Il Premio Compasso d’Oro ADI
Istituito nel 1954, il Premio Compasso d’Oro ADI è il più antico ma soprattutto il più autorevole premio mondiale di design.
Nato da un’idea di Gio Ponti fu per anni organizzato dai grandi magazzini la Rinascente, allo scopo di mettere in evidenza il valore e la qualità dei prodotti del design italiano allora ai suoi albori. Successivamente esso fu donato all’ADI che dal 1958 ne cura l’organizzazione, vigilando sulla sua imparzialità e sulla sua integrità.
Gli oltre trecento progetti premiati in oltre cinquant’anni di vita del premio, insieme ai quasi duemila selezionati con la Menzione d’Onore, sono raccolti e custoditi nella Collezione Storica del Premio Compasso d’Oro ADI la cui gestione è stata affidata alla Fondazione ADI, costituita all’uopo dall’ADI nel 2001.
Il premio Compasso d’Oro viene assegnato sulla base di una preselezione effettuata dall’Osservatorio permanente del Design dell’ADI, costituito da una commissione di esperti, designer, critici, storici, giornalisti specializzati, soci dell’ADI o esterni a essa, impegnati tutti con continuità nel raccogliere, anno dopo anno, informazioni e nel valutare e selezionare i migliori prodotti i quali vengono poi pubblicati negli annuari ADI Design Index.
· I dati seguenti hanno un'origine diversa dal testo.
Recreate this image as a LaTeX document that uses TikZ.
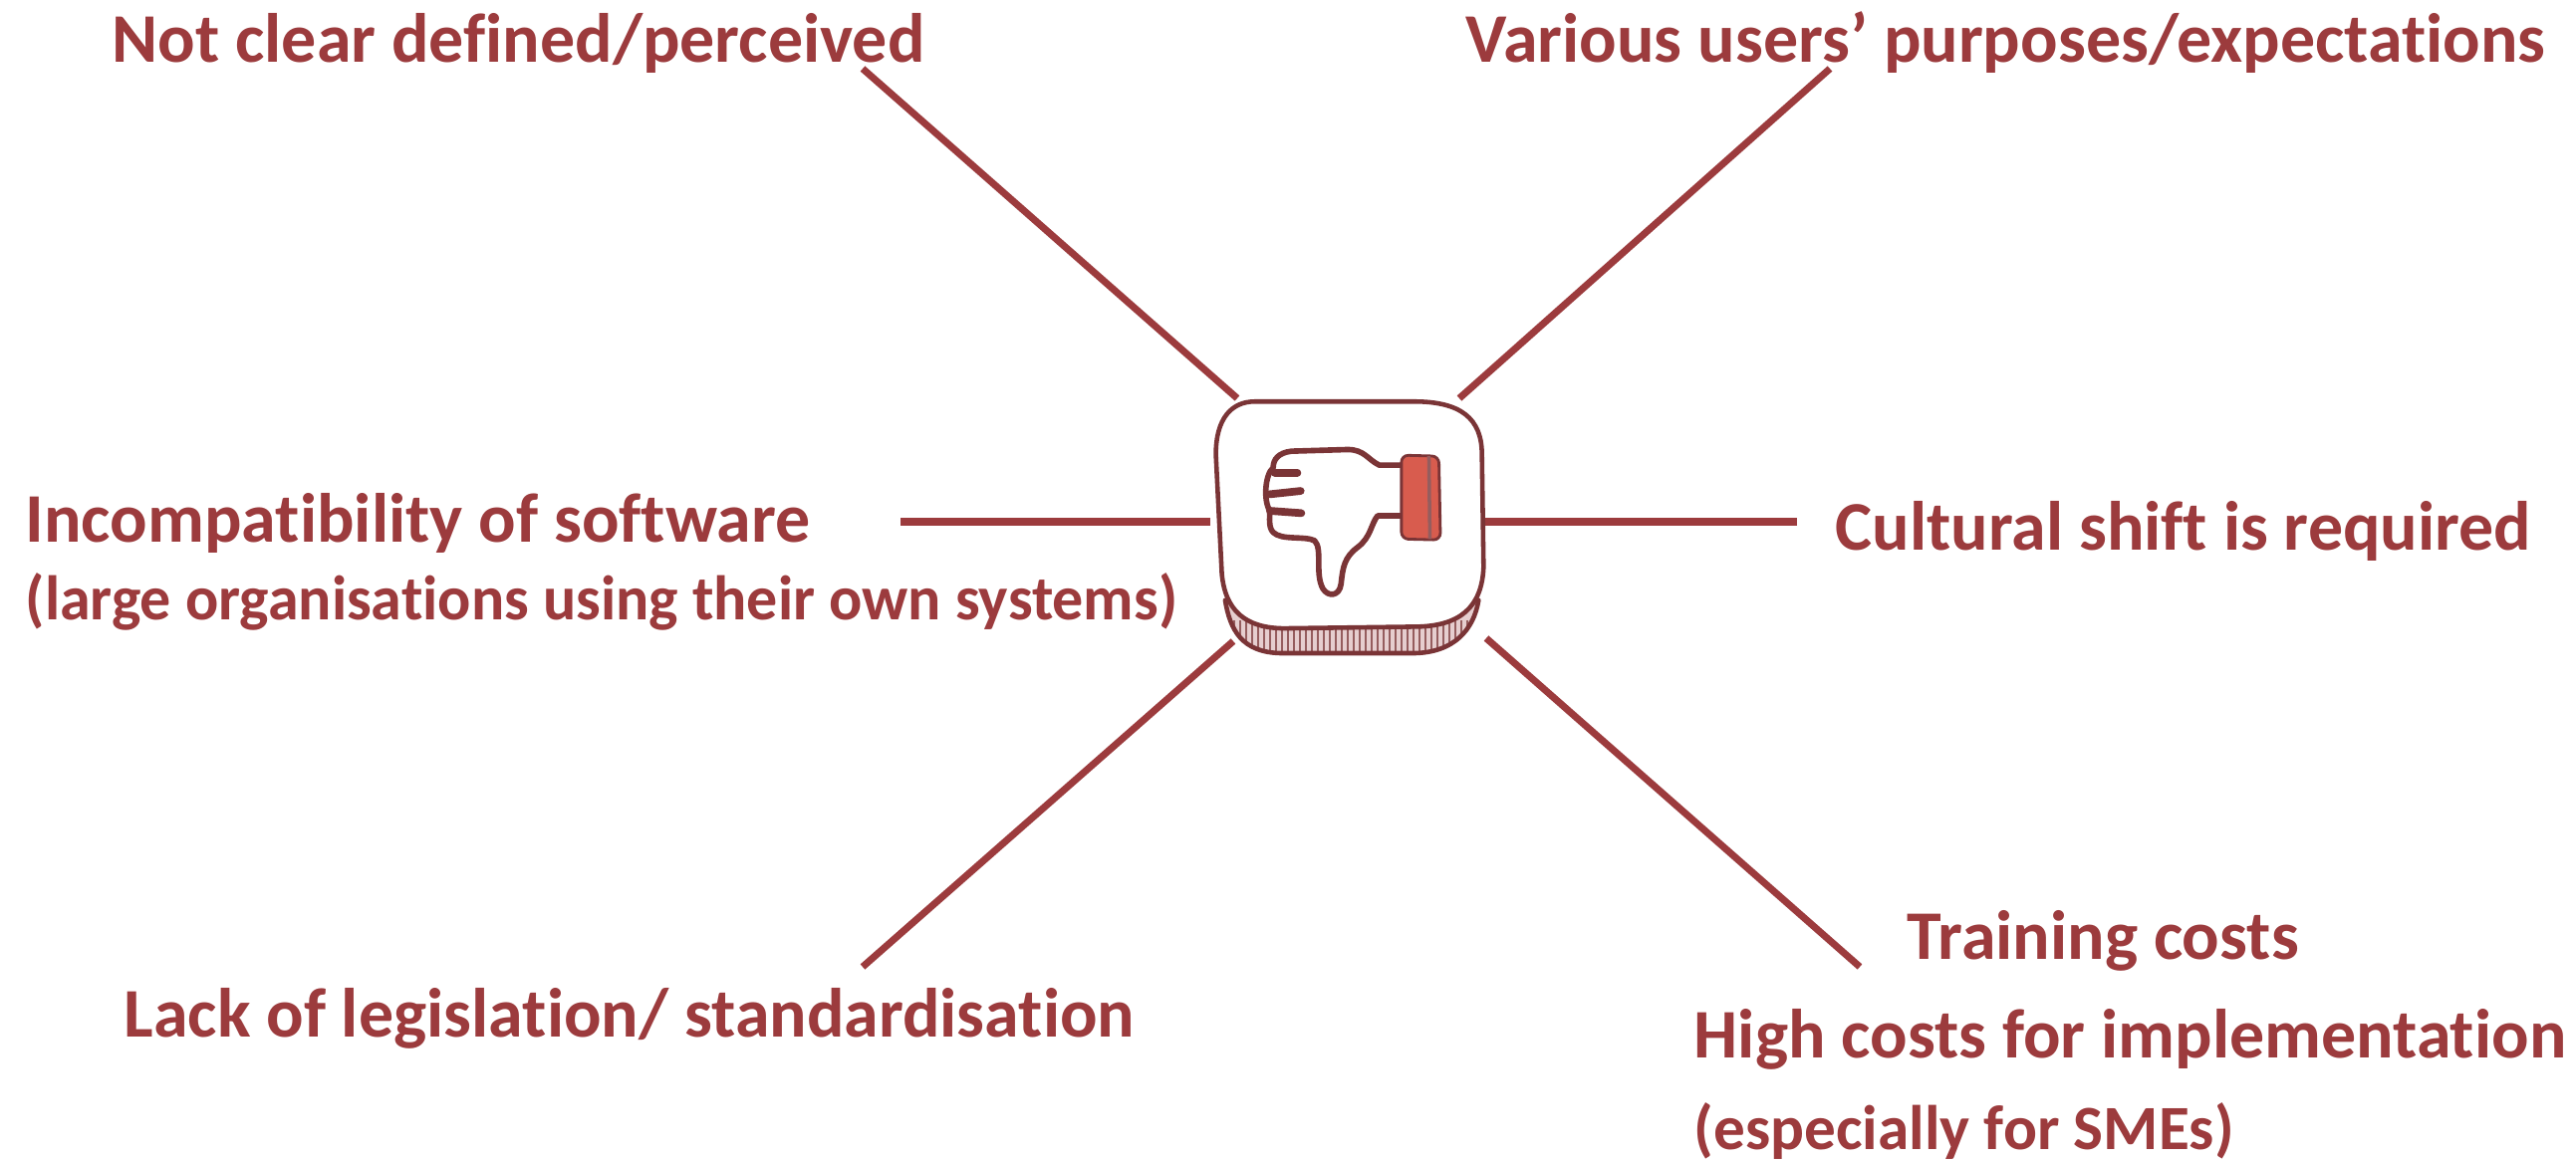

Con un’iniziativa che non ha precedenti nell’ambito del design internazionale il Ministero dei Beni Culturali – Soprintendenza Regionale per la Lombardia, con Decreto del 22 Aprile 2004, ha dichiarato “di eccezionale interesse artistico e storico” la Collezione Storica del Premio Compasso d’Oro ADI, inserendola conseguentemente nel patrimonio nazionale.